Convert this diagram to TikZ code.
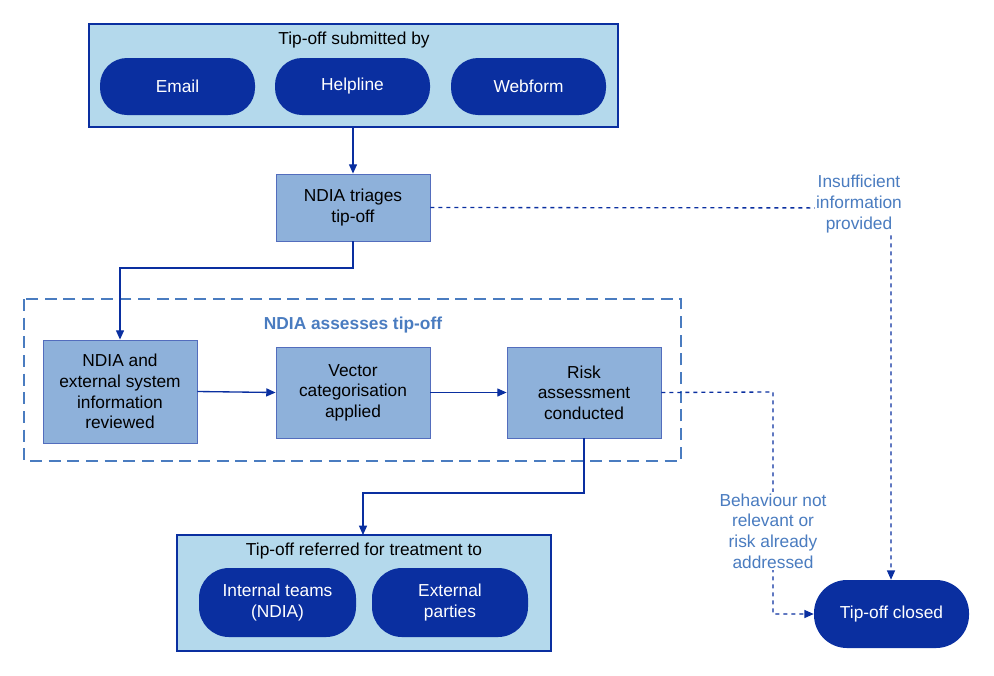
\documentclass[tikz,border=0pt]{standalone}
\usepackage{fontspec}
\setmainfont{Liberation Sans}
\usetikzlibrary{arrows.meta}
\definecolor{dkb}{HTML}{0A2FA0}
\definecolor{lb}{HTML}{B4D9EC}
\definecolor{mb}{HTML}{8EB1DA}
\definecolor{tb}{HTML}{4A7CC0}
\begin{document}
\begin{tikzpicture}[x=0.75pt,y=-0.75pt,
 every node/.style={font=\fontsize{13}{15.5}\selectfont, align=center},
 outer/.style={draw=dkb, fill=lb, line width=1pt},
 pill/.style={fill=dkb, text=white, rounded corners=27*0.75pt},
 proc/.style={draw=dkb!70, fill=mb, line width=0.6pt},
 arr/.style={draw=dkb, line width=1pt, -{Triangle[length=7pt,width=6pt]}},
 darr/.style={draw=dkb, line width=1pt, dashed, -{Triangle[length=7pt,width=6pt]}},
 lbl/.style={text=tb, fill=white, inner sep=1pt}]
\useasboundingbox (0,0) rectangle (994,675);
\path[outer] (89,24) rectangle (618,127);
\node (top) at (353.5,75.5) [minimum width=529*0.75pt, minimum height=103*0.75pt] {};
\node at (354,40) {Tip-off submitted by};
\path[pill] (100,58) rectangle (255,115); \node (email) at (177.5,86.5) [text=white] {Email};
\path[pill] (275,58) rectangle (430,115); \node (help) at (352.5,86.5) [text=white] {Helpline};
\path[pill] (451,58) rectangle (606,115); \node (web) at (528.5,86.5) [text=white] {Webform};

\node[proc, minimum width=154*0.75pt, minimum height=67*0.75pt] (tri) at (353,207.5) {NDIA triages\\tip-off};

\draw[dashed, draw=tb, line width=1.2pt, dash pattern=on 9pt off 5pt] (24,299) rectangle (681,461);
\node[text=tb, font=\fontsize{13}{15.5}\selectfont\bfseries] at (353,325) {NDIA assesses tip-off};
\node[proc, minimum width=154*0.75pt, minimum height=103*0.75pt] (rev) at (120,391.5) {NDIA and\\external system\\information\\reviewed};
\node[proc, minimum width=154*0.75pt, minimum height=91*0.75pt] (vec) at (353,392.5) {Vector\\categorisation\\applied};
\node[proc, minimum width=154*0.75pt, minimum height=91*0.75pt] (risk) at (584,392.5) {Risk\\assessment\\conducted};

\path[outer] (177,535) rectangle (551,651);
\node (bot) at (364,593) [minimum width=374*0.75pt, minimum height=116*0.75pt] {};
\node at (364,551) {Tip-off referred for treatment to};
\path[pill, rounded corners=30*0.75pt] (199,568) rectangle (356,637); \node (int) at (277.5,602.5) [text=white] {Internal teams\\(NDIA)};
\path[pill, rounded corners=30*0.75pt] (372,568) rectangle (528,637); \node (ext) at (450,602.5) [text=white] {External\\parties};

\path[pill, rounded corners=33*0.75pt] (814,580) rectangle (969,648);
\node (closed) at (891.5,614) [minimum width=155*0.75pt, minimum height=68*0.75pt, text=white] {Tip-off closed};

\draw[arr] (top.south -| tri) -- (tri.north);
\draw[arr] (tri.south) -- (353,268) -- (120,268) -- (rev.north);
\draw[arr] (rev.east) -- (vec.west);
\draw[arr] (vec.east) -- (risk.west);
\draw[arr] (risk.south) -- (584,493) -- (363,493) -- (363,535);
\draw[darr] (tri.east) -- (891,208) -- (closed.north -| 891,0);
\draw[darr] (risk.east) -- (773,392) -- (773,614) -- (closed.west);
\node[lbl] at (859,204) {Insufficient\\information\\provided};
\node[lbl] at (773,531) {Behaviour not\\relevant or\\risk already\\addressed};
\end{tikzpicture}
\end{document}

- [Required task]:
Without including any pictures, print all of the material exactly as given.

- [The reply]:
Convert this diagram to TikZ code.
\documentclass[tikz,border=0pt]{standalone}
\usepackage{fontspec}
\setmainfont{Liberation Sans}
\usetikzlibrary{arrows.meta}
\definecolor{dkb}{HTML}{0A2FA0}
\definecolor{lb}{HTML}{B4D9EC}
\definecolor{mb}{HTML}{8EB1DA}
\definecolor{tb}{HTML}{4A7CC0}
\begin{document}
\begin{tikzpicture}[x=0.75pt,y=-0.75pt,
 every node/.style={font=\fontsize{13}{15.5}\selectfont, align=center},
 outer/.style={draw=dkb, fill=lb, line width=1pt},
 pill/.style={fill=dkb, text=white, rounded corners=27*0.75pt},
 proc/.style={draw=dkb!70, fill=mb, line width=0.6pt},
 arr/.style={draw=dkb, line width=1pt, -{Triangle[length=7pt,width=6pt]}},
 darr/.style={draw=dkb, line width=1pt, dashed, -{Triangle[length=7pt,width=6pt]}},
 lbl/.style={text=tb, fill=white, inner sep=1pt}]
\useasboundingbox (0,0) rectangle (994,675);
\path[outer] (89,24) rectangle (618,127);
\node (top) at (353.5,75.5) [minimum width=529*0.75pt, minimum height=103*0.75pt] {};
\node at (354,40) {Tip-off submitted by};
\path[pill] (100,58) rectangle (255,115); \node (email) at (177.5,86.5) [text=white] {Email};
\path[pill] (275,58) rectangle (430,115); \node (help) at (352.5,86.5) [text=white] {Helpline};
\path[pill] (451,58) rectangle (606,115); \node (web) at (528.5,86.5) [text=white] {Webform};

\node[proc, minimum width=154*0.75pt, minimum height=67*0.75pt] (tri) at (353,207.5) {NDIA triages\\tip-off};

\draw[dashed, draw=tb, line width=1.2pt, dash pattern=on 9pt off 5pt] (24,299) rectangle (681,461);
\node[text=tb, font=\fontsize{13}{15.5}\selectfont\bfseries] at (353,325) {NDIA assesses tip-off};
\node[proc, minimum width=154*0.75pt, minimum height=103*0.75pt] (rev) at (120,391.5) {NDIA and\\external system\\information\\reviewed};
\node[proc, minimum width=154*0.75pt, minimum height=91*0.75pt] (vec) at (353,392.5) {Vector\\categorisation\\applied};
\node[proc, minimum width=154*0.75pt, minimum height=91*0.75pt] (risk) at (584,392.5) {Risk\\assessment\\conducted};

\path[outer] (177,535) rectangle (551,651);
\node (bot) at (364,593) [minimum width=374*0.75pt, minimum height=116*0.75pt] {};
\node at (364,551) {Tip-off referred for treatment to};
\path[pill, rounded corners=30*0.75pt] (199,568) rectangle (356,637); \node (int) at (277.5,602.5) [text=white] {Internal teams\\(NDIA)};
\path[pill, rounded corners=30*0.75pt] (372,568) rectangle (528,637); \node (ext) at (450,602.5) [text=white] {External\\parties};

\path[pill, rounded corners=33*0.75pt] (814,580) rectangle (969,648);
\node (closed) at (891.5,614) [minimum width=155*0.75pt, minimum height=68*0.75pt, text=white] {Tip-off closed};

\draw[arr] (top.south -| tri) -- (tri.north);
\draw[arr] (tri.south) -- (353,268) -- (120,268) -- (rev.north);
\draw[arr] (rev.east) -- (vec.west);
\draw[arr] (vec.east) -- (risk.west);
\draw[arr] (risk.south) -- (584,493) -- (363,493) -- (363,535);
\draw[darr] (tri.east) -- (891,208) -- (closed.north -| 891,0);
\draw[darr] (risk.east) -- (773,392) -- (773,614) -- (closed.west);
\node[lbl] at (859,204) {Insufficient\\information\\provided};
\node[lbl] at (773,531) {Behaviour not\\relevant or\\risk already\\addressed};
\end{tikzpicture}
\end{document}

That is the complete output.